1. The Bojeffries Saga by Alan Moore and Steve Parkhouse (Top Shelf Productions, 2014)
Alan Moore’s oeuvre is characterized by deconstruction of tropes and an entrenched cynicism. In The Bojeffries Saga that attention is directed on a Munsters-esque family consisting of, among others, a lecherous werewolf and a vampire that only speaks in an archaic pictography. What really makes this a scary comic book, though, is its portrayal of the foibles of human existence through its satirical lens.
2. Nijigahara Holograph by Inio Asano; translated by Matt Thorn (Fantagraphics Books, 2014)

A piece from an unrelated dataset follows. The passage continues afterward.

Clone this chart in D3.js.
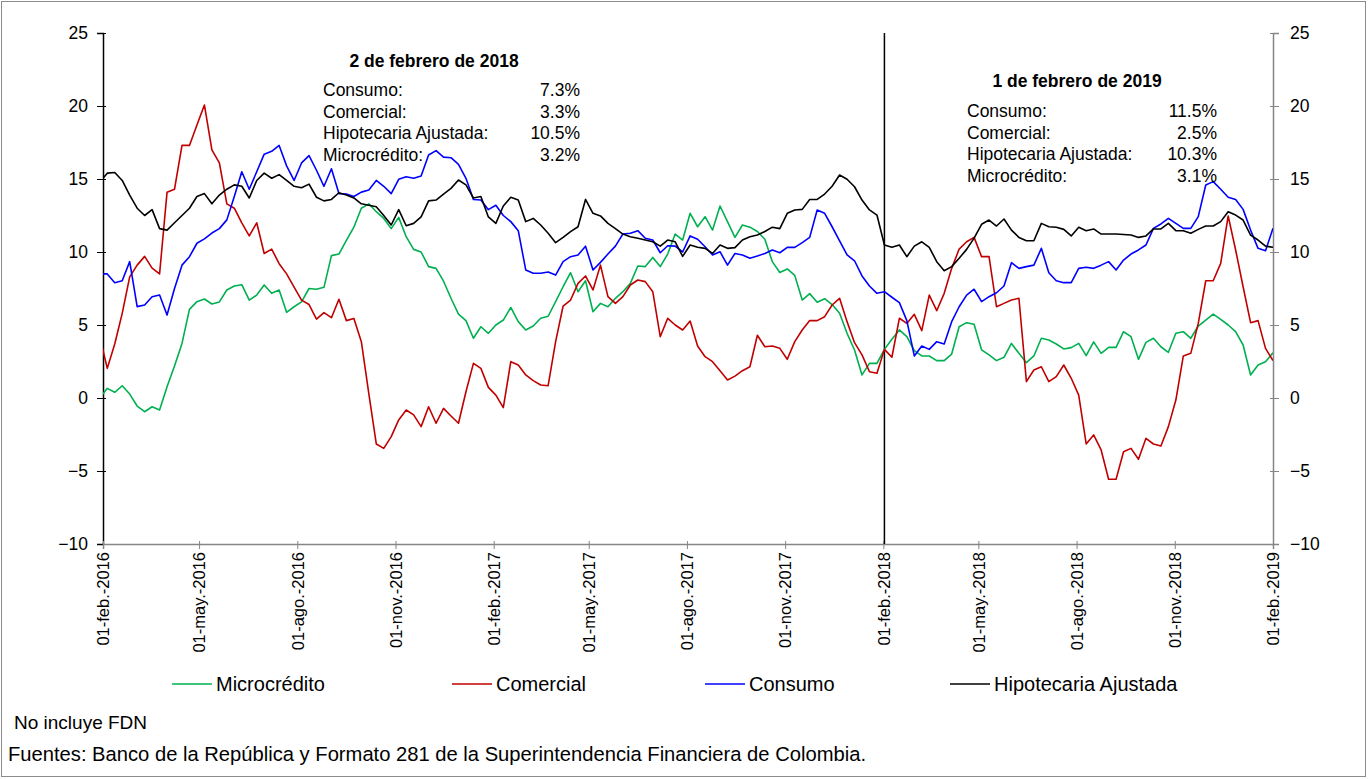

Fans of Junji Ito’s Uzumaki know exactly how terrifying manga can be, but Asano’s book tests those limits in a unique way. Rather than going for the surreal grotesqueness and uber-gore that typifies J-horror, Inio Asano uses surreal subtlety and atmosphere to create a genuinely creepy patchwork as disaffected youth, time travel, a teacher with an eye patch, and an unseen sewer monster come together to reveal a chilling and bizarre twist ending.
3. Edgar Allan Poe’s Spirits of the Dead by Richard Corben (Dark Horse Books, 2014)
The Heavy Metal maven illustrates his own renditions of gory Poe classics. How much more Halloween-y can a comic be?
4. Hansel & Gretel by Neil Gaiman & Lorenzo Mattotti (TOON Books, 10/28/20014)
This adaptation stretches the definition of a comic book, as it is really more of a children’s picture book, but given Neil Gaiman’s pedigree in comics, as well as the publisher’s dedication to the form, I’ll give this book a pass and let it stay on this list. It’s true that Gaiman sticks pretty close to the original source material in this retelling of Hansel and Gretel, but the small flourishes in his prose keep this from being a rote telling of a tired fairy tale. Coupled with Mattotti’s wood-cut prints (which is clever in its own right given the profession of Hansel and Gretel’s father), the story is genuinely more creepy than I ever remembered it being as a child. Plus, its October 28th release date makes it a perfect All Hallow’s Read present.